By Anna Deeds - 08/04/09 02:50 PM EDT
While Congress talks education legislation, TFA teachers are the foot soldiers in the fight to end our nation’s greatest injustice: education inequality.
According to Steve de Man, a Rio Grande Valley corps alum and Director of Alumni Affairs for the D.C. region, TFA teachers are chosen not only for their academic achievement and leadership positions, but also for their belief that education inequality can be overcome.
“The No. 1 thing we look for in potential TFA teachers is that they truly believe that all students have the opportunity to learn,” said de Man. “Their attitude needs to be: ‘I don’t care what zip code you’re from, what race you are … I expect you to learn at high levels because I know that you can.’ ”
After their training, TFA teachers are placed into schools in one of 35 low-income urban or rural areas across the states. From D.C. to the Mississippi Delta, Greater Boston to Hawaii, TFA teachers are employed by schools that are often passed over by traditionally trained teachers.
According to TFA’s website, www.teachforamerica.org, two out of three principals who work with corps members claim that TFA teachers are better trained than other beginning teachers.
The number of TFA applicants has risen in the past few years, but de Man is confident that this has little to do with the economic situation. “I don’t think that recent graduates are trying to avoid the ‘real world’ by applying for TFA,” he said. Or at least if they are, they’re in for a surprise. “Teaching in a low-income community is about as ‘real world’ as it gets.”

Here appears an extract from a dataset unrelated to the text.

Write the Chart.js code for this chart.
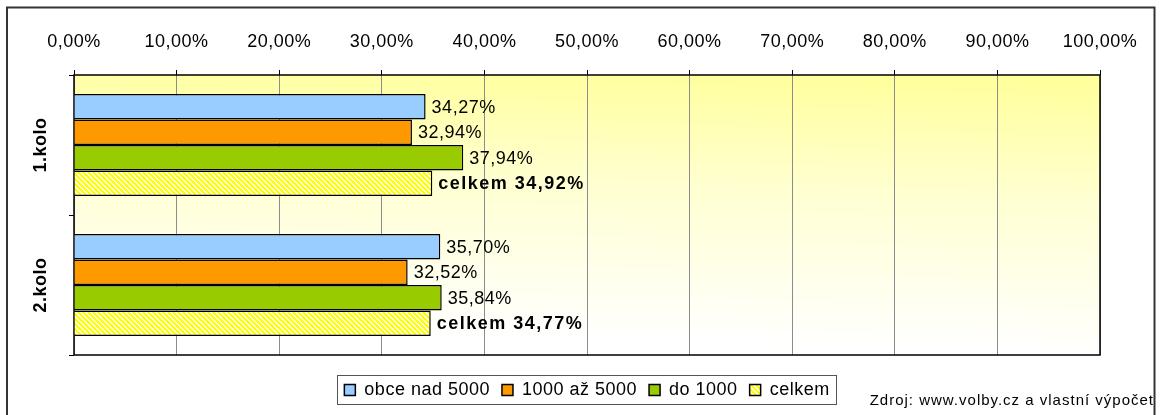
<!DOCTYPE html>
<html>
<head>
<meta charset="utf-8">
<script src="https://cdn.jsdelivr.net/npm/chart.js@4.4.1/dist/chart.umd.min.js"></script>
<style>
  html, body { margin: 0; padding: 0; background: #fff; }
</style>
</head>
<body>
<canvas id="chart" width="1162" height="415"></canvas>
<script>
// data
const rounds = ['1.kolo', '2.kolo'];
const seriesNames = ['obce nad 5000', '1000 až 5000', 'do 1000', 'celkem'];
const bigTowns = [34.27, 35.70];
const midTowns = [32.94, 32.52];
const smallTowns = [37.94, 35.84];
const total = [34.92, 34.77];
const axisMin = 0;
const axisMax = 100;
const axisStep = 10;
const sourceNote = 'Zdroj: www.volby.cz a vlastní výpočet';

const FONT = "'Liberation Sans', Arial, sans-serif";
const canvas = document.getElementById('chart');
const ctx = canvas.getContext('2d');

// formats 34.27 -> "34,27%"
const fmt = v => Number(v).toFixed(2).replace('.', ',') + '%';

// yellow diagonal hatch for "celkem"
function makeHatch() {
    const n = 5;
    const c = document.createElement('canvas');
    c.width = n; c.height = n;
    const g = c.getContext('2d');
    g.fillStyle = '#ffffff';
    g.fillRect(0, 0, n, n);
    g.fillStyle = '#ffff00';
    for (let y = 0; y < n; y++) {
        for (let x = 0; x < n; x++) {
            if ((((x - y) % n) + n) % n < 3) g.fillRect(x, y, 1, 1);
        }
    }
    return ctx.createPattern(c, 'repeat');
}

// the picture's text is a bit wide, so space the letters out a little
const spacing = {
    id: 'spacing',
    beforeLayout(chart) { chart.ctx.letterSpacing = '0.5px'; },
    beforeDraw(chart) { chart.ctx.letterSpacing = '0.5px'; }
};

// plot background: pale yellow at the top fading to white
const plotBg = {
    id: 'plotBg',
    beforeDraw(chart) {
        const a = chart.chartArea;
        const c = chart.ctx;
        const grad = c.createLinearGradient(a.right, a.top, a.right - 8, a.bottom);
        grad.addColorStop(0, '#ffff99');
        grad.addColorStop(0.45, '#ffffd2');
        grad.addColorStop(1, '#ffffff');
        c.save();
        c.fillStyle = grad;
        c.fillRect(a.left, a.top, a.right - a.left, a.bottom - a.top);
        c.restore();
    },
    beforeDatasetsDraw(chart) {
        const a = chart.chartArea;
        const c = chart.ctx;
        c.save();
        c.strokeStyle = '#000';
        c.lineWidth = 1.5;
        c.strokeRect(a.left, a.top, a.right - a.left, a.bottom - a.top);
        c.restore();
    }
};

// value labels right of each bar
const barLabels = {
    id: 'barLabels',
    afterDatasetsDraw(chart) {
        const c = chart.ctx;
        c.save();
        c.fillStyle = '#000';
        c.textBaseline = 'middle';
        c.textAlign = 'left';
        chart.data.datasets.forEach((ds, i) => {
            const meta = chart.getDatasetMeta(i);
            meta.data.forEach((bar, j) => {
                let txt = fmt(ds.data[j]);
                if (ds.label === 'celkem') {
                    c.font = 'bold 18px ' + FONT;
                    c.letterSpacing = '1.5px';
                    txt = 'celkem ' + txt;
                } else {
                    c.font = '18px ' + FONT;
                    c.letterSpacing = '0.5px';
                }
                c.fillText(txt, bar.x + 6, bar.y + 1);
            });
        });
        c.restore();
    }
};

// outer frame, legend box and the source note
const decor = {
    id: 'decor',
    afterLayout(chart) {
        // legend centred under the plot, a bit lower than default
        const lg = chart.legend;
        const a = chart.chartArea;
        const h = lg.bottom - lg.top;
        lg.left = a.left;
        lg.right = a.right;
        lg.width = a.right - a.left;
        lg.top = a.bottom + 14;
        lg.bottom = lg.top + h;
    },
    afterDraw(chart) {
        const c = chart.ctx;
        c.save();
        c.strokeStyle = '#333';
        c.lineWidth = 2;
        c.strokeRect(7, 7.5, chart.width - 14.5, chart.height + 10);

        const boxes = chart.legend.legendHitBoxes;
        if (boxes && boxes.length) {
            const first = boxes[0];
            const last = boxes[boxes.length - 1];
            const mid = first.top + first.height / 2;
            c.strokeStyle = '#555';
            c.lineWidth = 1;
            c.strokeRect(Math.round(first.left - 7) + 0.5, Math.round(mid - 15) + 0.5,
                Math.round(last.left + last.width - first.left + 14), 29);
        }

        c.fillStyle = '#000';
        c.font = '15px ' + FONT;
        c.letterSpacing = '1px';
        c.textAlign = 'right';
        c.textBaseline = 'alphabetic';
        c.fillText(sourceNote, chart.width - 8, 405);
        c.restore();
    }
};

const values = [bigTowns, midTowns, smallTowns, total];
const fills = ['#99ccff', '#ff9900', '#99cc00', makeHatch()];

new Chart(ctx, {
    type: 'bar',
    data: {
        labels: rounds,
        datasets: seriesNames.map((name, i) => ({
            label: name,
            data: values[i],
            backgroundColor: fills[i],
            borderColor: '#000',
            borderWidth: 1.5
        }))
    },
    options: {
        indexAxis: 'y',
        responsive: false,
        animation: false,
        layout: { padding: { left: 0, right: 62, top: 0, bottom: 20 } },
        datasets: { bar: { categoryPercentage: 0.727, barPercentage: 1 } },
        scales: {
            x: {
                position: 'top',
                min: axisMin,
                max: axisMax,
                ticks: {
                    stepSize: axisStep,
                    padding: 17,
                    color: '#000',
                    font: { family: FONT, size: 18 },
                    callback: v => fmt(v)
                },
                grid: { color: '#8c8c8c', tickColor: '#000', tickLength: 5, lineWidth: 1 },
                border: { display: false },
                afterFit: s => { s.height = 75; }
            },
            y: {
                ticks: {
                    minRotation: 90,
                    maxRotation: 90,
                    crossAlign: 'center',
                    padding: 0,
                    color: '#000',
                    font: { family: FONT, size: 18, weight: 'bold' }
                },
                grid: { drawOnChartArea: false, tickLength: 5, tickColor: '#000', offset: true },
                border: { display: false },
                afterFit: s => { s.width = 74; }
            }
        },
        plugins: {
            legend: {
                position: 'bottom',
                labels: {
                    boxWidth: 11,
                    boxHeight: 11,
                    padding: 12,
                    color: '#000',
                    font: { family: FONT, size: 18 }
                }
            },
            tooltip: { enabled: false }
        }
    },
    plugins: [spacing, plotBg, barLabels, decor]
});
</script>
</body>
</html>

Eleven percent of Georgetown’s graduating class applied last year before the economy took a downturn. High numbers like this are typical of Georgetown (de Man’s alma mater) and other competitive schools around the country. According to its website, this year the organization received a record 35,000 applications. The 2009 corps is comprised of 4,100 members from 550 schools around the country.
D.C. corps member Brian Alexander turned down job offers after his 2007 graduation. The Dayton, Ohio, native and former student body president of Miami University had interned in Sen. Sherrod Brown’s (D-Ohio) office one summer, and knew he wanted to come back to the city.
“I knew I wanted to live in D.C. and I wanted to be a teacher,” he said. “But I studied political science in school. When I found out about Teach For America, I decided that the Hill would always be there and I needed to take this opportunity to make a difference while I could.”
As he gears up for his second year of teaching, Alexander reflects on some of his proudest moments thus far.
“One of my students was really disruptive and uninterested in the beginning of the year,” he recalls. “Through me reaching out to him, his parents, his special education and other teachers, he got a B-plus and became one of my best students by the last quarter.”
In his current job for TFA, de Man has seen his efforts in Roma, Texas, come full circle. While teaching eighth-graders U.S. history, de Man worked with the school district, teachers and parents to organize a trip for the students to the nation’s capital.
The students explored D.C. and took a tour of Georgetown University. When they returned home with their souvenirs, a girl at the local high school took an interest in Georgetown and decided to apply. The first student from the school district to ever apply to Georgetown, she was accepted and received a full scholarship. De Man visits with her regularly, and the D.C. trip is now an annual event.
“People count my kids out and say they can’t do it, but they can. They absolutely can,” he said.
Although many TFA alumni choose to continue teaching after their two years are through, TFA expects their alums to be lifelong advocates for education equality regardless of their new occupation. There are over 1,000 TFA alums living in the D.C. area, and they are still working toward the goal of ending education inequality. According to de Man, the gap is closing, but we’re not there yet.
“Put it this way: Imagine if every member of Congress had spent two years teaching in a low-income community,” said de Man. “The language of this issue would be so much different.”